In the early 1980s, Gail had a quick stint in financial business before venturing into dirt construction in the mid 1980s. Gail has always had an interest in local government and decided to run for county commissioner in 1998. He won that election, began his first term as county commissioner in January 1999 and has been re-elected three consecutive terms.
Turner prides his district for their concern and awareness for safety. A harmless challenge he gave to his employees about six (6) years ago has now turned in to a huge event attracting legislators from the state capitol and all across Oklahoma. Turner’s simple challenge is now a safety program which allows them to host a community-wide BBQ/Fish Fry every year as long as there have been “NO” lost-time accidents. Hundreds of people from the community come out each year to eat and mingle in support of the District’s job performance. AUnder Turner, Comanche County District 1 (eastern district) has completed more than 700 consecutive days without a lost-time accident, and are eyeing the goal of 1,000 hours, set by Turner. “The employees take their record very seriously and are extremely proud of their accomplishment. They now hold each other accountable in every situation,” says Turner.

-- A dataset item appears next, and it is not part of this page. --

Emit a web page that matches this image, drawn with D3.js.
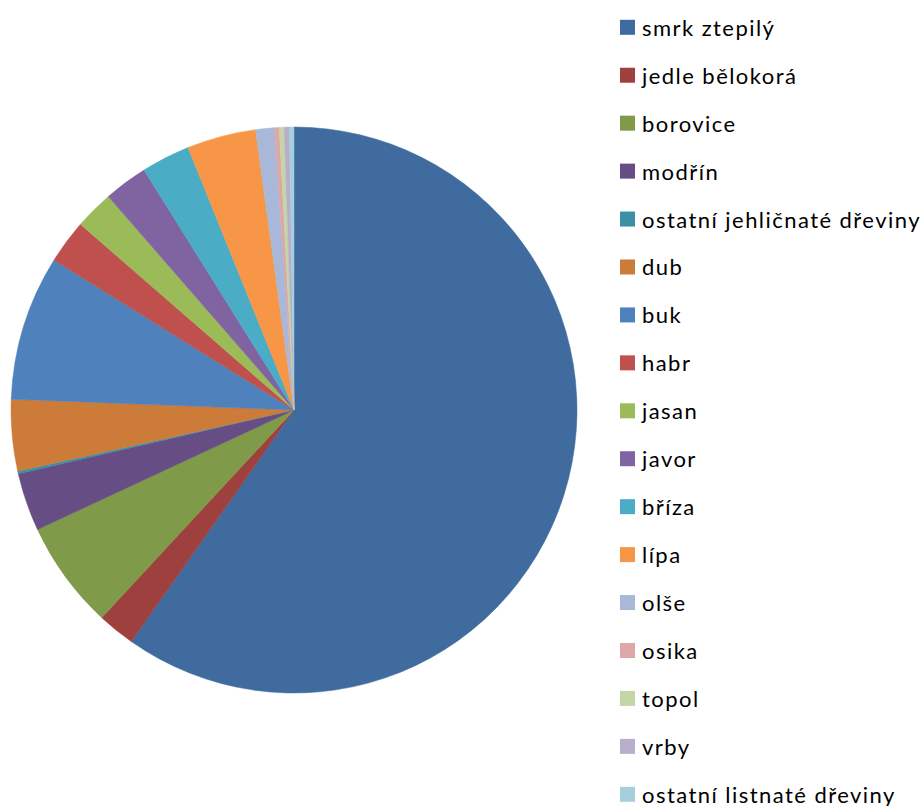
<!DOCTYPE html>
<html>
<head>
<meta charset="utf-8">
<script src="https://cdn.jsdelivr.net/npm/d3@7"></script>
<style>
  body { margin: 0; background: #fff; }
  svg { display: block; }
  text { font-family: Lato, "Liberation Sans", sans-serif; }
</style>
</head>
<body>
<svg width="923" height="806"></svg>
<script>
// species (Czech names) and their share in %
const species = [
  'smrk ztepilý', 'jedle bělokorá', 'borovice', 'modřín',
  'ostatní jehličnaté dřeviny', 'dub', 'buk', 'habr', 'jasan', 'javor',
  'bříza', 'lípa', 'olše', 'osika', 'topol', 'vrby', 'ostatní listnaté dřeviny'
]
const shares = [
  59.75, 2.14, 6.17, 3.33, 0.14, 4.08, 8.28, 2.5, 2.22, 2.5,
  2.78, 3.94, 1.06, 0.28, 0.28, 0.29, 0.26
]
const colors = [
  '#3f6b9e', '#9e413e', '#7f9a48', '#664e84', '#3c90a6', '#cd7b38',
  '#4f81bd', '#c0504d', '#9bbb59', '#8064a2', '#4bacc6', '#f79646',
  '#a9b8d8', '#dba8a7', '#c4d6a6', '#b8aecb', '#a5cfdd'
]

const svg = d3.select('svg')
const data = species.map((name, i) => ({ name, value: shares[i] }))

const color = d3.scaleOrdinal().domain(species).range(colors)

// pie, clockwise from 12 o'clock in data order
const pie = d3.pie().value(d => d.value).sort(null)
const arc = d3.arc().innerRadius(0).outerRadius(283)

const chart = svg.append('g').attr('transform', 'translate(294,410)')
chart.selectAll('path')
  .data(pie(data))
  .join('path')
  .attr('d', arc)
  .attr('fill', d => color(d.data.name))
  .attr('stroke', d => color(d.data.name))
  .attr('stroke-width', 0.5)

// legend on the right (last row runs off the bottom, as in the original)
const y = d3.scalePoint().domain(species).range([27.3, 794.3])
const legend = svg.append('g')
const item = legend.selectAll('g')
  .data(species)
  .join('g')
  .attr('transform', d => `translate(620,${y(d)})`)
item.append('rect')
  .attr('y', -7.5)
  .attr('width', 15)
  .attr('height', 15)
  .attr('fill', d => color(d))
item.append('text')
  .attr('x', 22)
  .attr('y', 8.5)
  .attr('font-size', 22)
  .attr('letter-spacing', 1.45)
  .attr('fill', '#000')
  .text(d => d)
</script>
</body>
</html>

In addition to the safety of his district, Gail has been aggressive at the county level in changing working regulations to improve safety for ALL employees. Turner also takes great pride in providing safety to the citizens by effectively maintaining county roads, changing bridge locations and improving infrastructure.

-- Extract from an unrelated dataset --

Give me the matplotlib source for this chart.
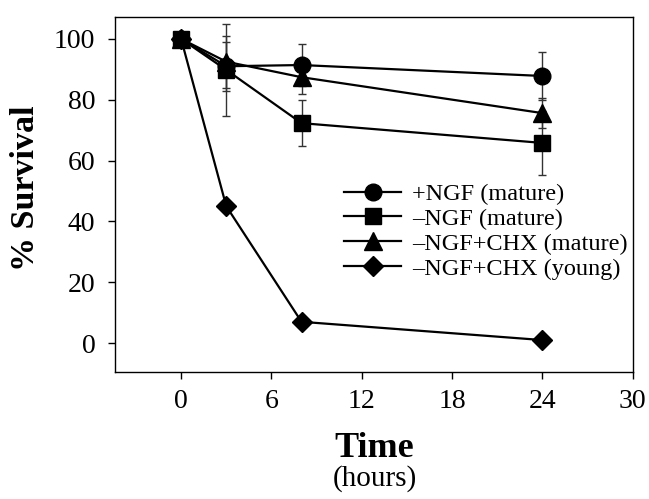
import matplotlib
matplotlib.use('Agg')
import matplotlib.pyplot as plt

# time points (hours)
time = [0, 3, 8, 24]

# % survival for each condition
ngf_mature = [100, 91, 91.4, 87.8]
ngf_mature_err = [0, 8, 7, 8]

no_ngf_mature = [100, 89.8, 72.3, 65.8]
no_ngf_mature_err = [0, 15, 7.5, 10.5]

chx_mature = [100, 92.5, 87.4, 75.6]
chx_mature_err = [0, 8.5, 5.5, 5]

chx_young = [100, 45, 7, 1]
chx_young_err = [0, 0, 0, 0]

labels = ['+NGF (mature)', '\u2013NGF (mature)',
          '\u2013NGF+CHX (mature)', '\u2013NGF+CHX (young)']
markers = ['o', 's', '^', 'D']
sizes = [12, 11.5, 13, 10]

plt.rcParams['font.family'] = ['Liberation Serif', 'DejaVu Serif']

fig = plt.figure(figsize=(6.49, 4.99), dpi=100)
ax = fig.add_axes([0.177, 0.2545, 0.799, 0.7115])

series = [(ngf_mature, ngf_mature_err), (no_ngf_mature, no_ngf_mature_err),
          (chx_mature, chx_mature_err), (chx_young, chx_young_err)]

for (vals, err), lab, m, s in zip(series, labels, markers, sizes):
    ax.errorbar(time, vals, yerr=err, color='black', ecolor='#333333',
                elinewidth=1.0, capsize=3, capthick=1.0,
                marker=m, markersize=s, linewidth=1.6, label=lab)

ax.set_xlim(-4.4, 30.05)
ax.set_ylim(-9.5, 107.2)
ax.set_xticks([0, 6, 12, 18, 24, 30])
ax.set_yticks([0, 20, 40, 60, 80, 100])
for sp in ax.spines.values():
    sp.set_linewidth(1.0)
ax.tick_params(direction='out', length=5, width=1, labelsize=20)
ax.tick_params(axis='x', pad=7)
ax.tick_params(axis='y', pad=9)

ax.set_ylabel('% Survival', fontsize=24.5, fontweight='bold', va='center')
ax.yaxis.set_label_coords(-0.172, 0.518)
ax.set_xlabel('Time', fontsize=26, fontweight='bold', va='baseline')
ax.xaxis.set_label_coords(0.5, -0.239)
fig.text(0.578, 0.026, '(hours)', fontsize=21, ha='center', va='baseline')

# legend: plain, no frame, long line handles
handles, labs = ax.get_legend_handles_labels()
handles = [h[0] for h in handles]
ax.legend(handles, labs, loc='center left', bbox_to_anchor=(0.442, 0.396),
          frameon=False, fontsize=17.5, handlelength=2.35, labelspacing=0.12,
          handletextpad=0.45, borderpad=0, borderaxespad=0)

fig.savefig('out.png', dpi=100)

Under Turner's guidance, District 1 has also developed an "in-house" bridge crew. The crew is able to repair and rebuild a number of bridges, 65-feet and less, in the district that would normally be completed through an outside bid, effectively saving taxpayers money. Recently, the crew completed the rebuilding of a bridge on Wolfe Road, half a mile east of 180th Road.
Turner continues to work closely with the Federal Emergency Management Agency (FEMA) in order for Comanche County and its municipalities to stay compliant, allowing them to receive federal grants and reimbursements for disasters. One of those reimbursements, which is currently being applied, is the rebuilding of a number of minor collector roads in the eastern district due to the ice storms in 2009 and 2010. In total, road crews have completed 177 miles of oil and chip work in the district.
Another collaboration Turner is proud of is the work completed between Comanche County and the Comanche Nation. Turner said the road work completed on Bishop Road at Cache Creek, replacing the old bridge with an asphalt bridge and concrete approaches, could not have been done without the partnership with the Comanche Nation.
"It no doubt made it safer," Turner said. "It's a heavily trafficed area. I'm proud of the work and effort put in by the Comanche Nation and Comanche County to make this happen."